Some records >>
******************************

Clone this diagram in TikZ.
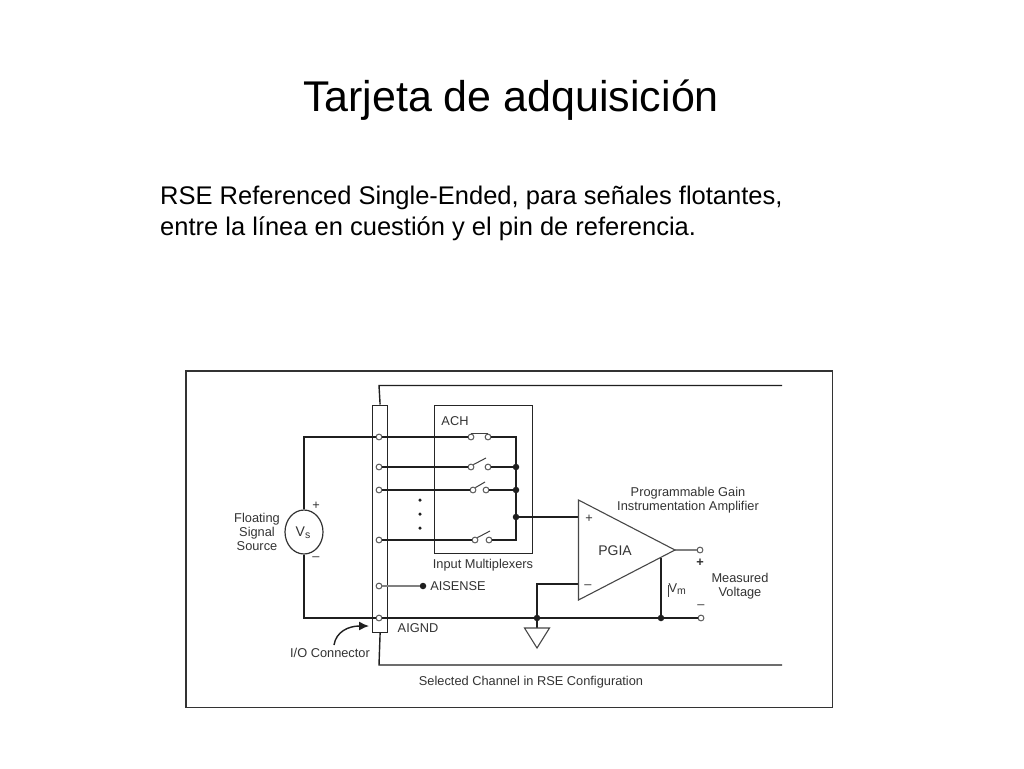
\documentclass[tikz,border=0pt]{standalone}
\usepackage{fontspec}
\setmainfont{Liberation Sans}
\usetikzlibrary{arrows.meta,shapes.geometric}
\newcommand{\subl}[1]{\raisebox{-2pt}{\fontsize{10.5}{12}\selectfont #1}}
\tikzset{
  x=1pt,y=-1pt,
  wire/.style={draw=black!88,line width=1.4pt},
  thinwire/.style={draw=black!75,line width=1pt},
  greywire/.style={draw=black!50,line width=1.4pt},
  box/.style={draw=black!85,line width=1.2pt,fill=none},
  pin/.style={circle,draw=black!65,fill=white,line width=1pt,inner sep=0pt,minimum size=5.8pt},
  jdot/.style={circle,fill=black!88,inner sep=0pt,minimum size=6.5pt},
  mdot/.style={circle,fill=black!88,inner sep=0pt,minimum size=3.5pt},
  lab/.style={inner sep=0pt,text=black!80,font=\fontsize{12.8}{14}\selectfont,align=center},
  biglab/.style={lab,font=\fontsize{14}{16}\selectfont},
  title/.style={inner sep=0pt,text=black,font=\fontsize{43}{48}\selectfont},
  para/.style={inner sep=0pt,text=black,align=left,font=\fontsize{25.5}{31}\selectfont},
}
\begin{document}
\begin{tikzpicture}
\useasboundingbox (0,0) rectangle (1024,768);
\fill[white] (0,0) rectangle (1024,768);
\node[title] (title) at (511,100) {Tarjeta de adquisición};
\node[para,anchor=north west] (body) at (160,186) {RSE Referenced Single-Ended, para señales flotantes,\\entre la línea en cuestión y el pin de referencia.};
% frame
\node[draw=black!80,line width=1.6pt,minimum width=646.5pt,minimum height=336.5pt,inner sep=0pt,anchor=north west] (frame) at (185,370) {};
% card outline
\coordinate (cardTR) at (782,385.5);
\coordinate (cardBR) at (782,665);
\coordinate (cardTL) at (379,385.5);
\coordinate (cardBL) at (379,665);
% connector bar
\node[box,fill=white,minimum width=15pt,minimum height=227.5pt,inner sep=0pt,anchor=north west] (bar) at (372,404.5) {};
\draw[wire] (bar.north) -- (cardTL) -- (cardTR);
\draw[wire] (bar.south) -- (cardBL) -- (cardBR);
% mux
\node[box,minimum width=98.5pt,minimum height=148.5pt,inner sep=0pt,anchor=north west] (mux) at (433.5,404.5) {};
% amp
\coordinate (ampA) at (578.5,500);
\coordinate (ampB) at (578.5,600);
\coordinate (ampC) at (675,550);
% junctions
\coordinate (busTop) at (516,437);
\coordinate (busBot) at (516,540);
\coordinate (vsTopC) at (304,437);
\coordinate (vsBotC) at (304,618);
\node[jdot] (j1) at (516,467) {};
\node[jdot] (j2) at (516,490) {};
\node[jdot] (j3) at (516,517) {};
\node[jdot] (j4) at (423,586) {};
\node[jdot] (j5) at (537,618) {};
\node[jdot] (j6) at (661,618) {};
\coordinate (minusIn) at (578.5,584);
\coordinate (minusC) at (537,584);
\coordinate (plusIn) at (578.5,517);
\coordinate (outTap) at (661,558);
% source
\node[ellipse,draw=black!80,line width=1.2pt,fill=white,inner sep=0pt,minimum width=38pt,minimum height=44pt] (vs) at (304,532) {};
\node[biglab] (vslab) at (303,533) {V\subl{s}};
% pins
\node[pin] (p1) at (379,437) {};
\node[pin] (p2) at (379,467) {};
\node[pin] (p3) at (379,490) {};
\node[pin] (p4) at (379,540) {};
\node[pin] (p5) at (379,586) {};
\node[pin] (p6) at (379,618) {};
\node[pin] (outp) at (700,550) {};
\node[pin] (outm) at (701,618) {};
% switches
\node[pin] (s1a) at (471,437) {};
\node[pin] (s1b) at (488,437) {};
\node[pin] (s2a) at (471,467) {};
\node[pin] (s2b) at (488,467) {};
\node[pin] (s3a) at (473,490) {};
\node[pin] (s3b) at (486,490) {};
\node[pin] (s4a) at (475,540) {};
\node[pin] (s4b) at (489,540) {};
\coordinate (a2) at (486,458);
\coordinate (a3) at (485,482);
\coordinate (a4) at (490,531);
% wires
\draw[wire] (p1) -- (s1a);
\draw[wire] (s1b) -- (busTop) -- (busBot) -- (s4b);
\draw[thinwire] (s1a.north) -- (s1b.north);
\draw[wire] (p2) -- (s2a); \draw[wire] (s2b) -- (j1);
\draw[wire] (p3) -- (s3a); \draw[wire] (s3b) -- (j2);
\draw[wire] (p4) -- (s4a);
\draw[thinwire] (s2a.north east) -- (a2);
\draw[thinwire] (s3a.north east) -- (a3);
\draw[thinwire] (s4a.north east) -- (a4);
\draw[wire] (p1) -- (vsTopC) -- (vs.north);
\draw[wire] (vs.south) -- (vsBotC) -- (p6);
\draw[greywire] (p5) -- (j4);
\draw[wire] (p6) -- (j5) -- (j6) -- (outm);
\draw[wire] (j3) -- (plusIn);
\draw[wire] (minusIn) -- (minusC) -- (j5);
\draw[greywire] (ampC) -- (outp);
\draw[wire] (outTap) -- (j6);
\draw[draw=black!72,line width=1.1pt,line join=miter,fill=white] (ampA) -- (ampC) -- (ampB) -- cycle;
\coordinate (gndA) at (524.5,628);
\coordinate (gndB) at (549.5,628);
\coordinate (gndC) at (537,648);
\coordinate (gndT) at (537,628);
\draw[wire] (j5) -- (gndT);
\draw[draw=black!72,line width=1.1pt] (gndA) -- (gndB) -- (gndC) -- cycle;
% dots in mux
\node[mdot] (d1) at (420,500) {};
\node[mdot] (d2) at (420,514) {};
\node[mdot] (d3) at (420,528) {};
% arrow
\coordinate (ioEnd) at (369,626);
\coordinate (ioStart) at (334,645);
\draw[wire,-{Latex[length=10pt,width=9pt]}] (ioStart) .. controls (336,632) and (348,626) .. (ioEnd);
% labels
\node[lab] (ach) at (455,421) {ACH};
\node[lab] (imx) at (483,565) {Input Multiplexers};
\node[lab] (ais) at (458,586) {AISENSE};
\node[lab] (agd) at (418,628) {AIGND};
\node[lab] (ioc) at (330,653) {I/O Connector};
\node[lab] (sel) at (531,682.5) {Selected Channel in RSE Configuration};
\node[lab] (fss) at (257,532) {Floating\\Signal\\Source};
\node[lab] (vp) at (316,506) {+};
\node[lab] (vm) at (316,559) {--};
\node[lab] (pga) at (688,500.5) {Programmable Gain\\Instrumentation Amplifier};
\node[biglab] (pgia) at (615,551) {PGIA};
\node[lab] (ap) at (589,519) {+};
\node[lab] (am) at (588,587) {--};
\node[lab] (mp) at (700,563) {\textbf{+}};
\node[lab] (mm) at (701,607) {--};
\node[lab] (mv) at (740,586) {Measured\\Voltage};
\node[lab,anchor=west] (vmm) at (668.5,589) {V\subl{m}};
\coordinate (tickA) at (668,585);
\coordinate (tickB) at (668,597);
\draw[thinwire] (tickA) -- (tickB);
\end{tikzpicture}
\end{document}
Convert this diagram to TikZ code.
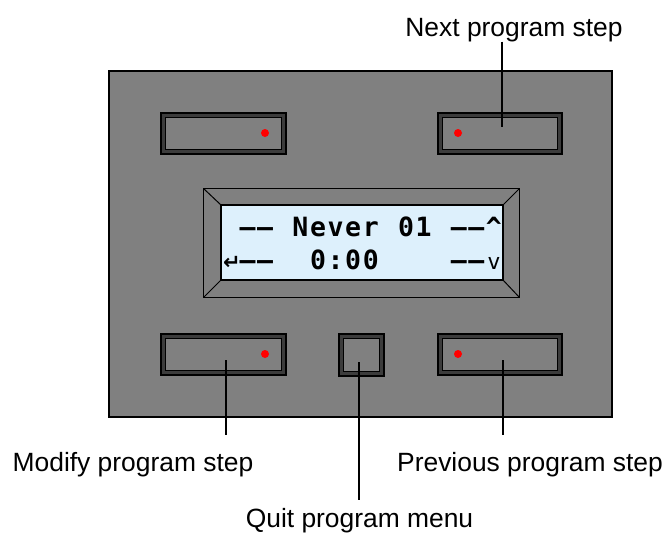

******************************

TASK REQUIREMENTS >> Look for the word "this" and return every line where it occurs.

WORKED SOLUTION >>
Clone this diagram in TikZ.
Convert this diagram to TikZ code.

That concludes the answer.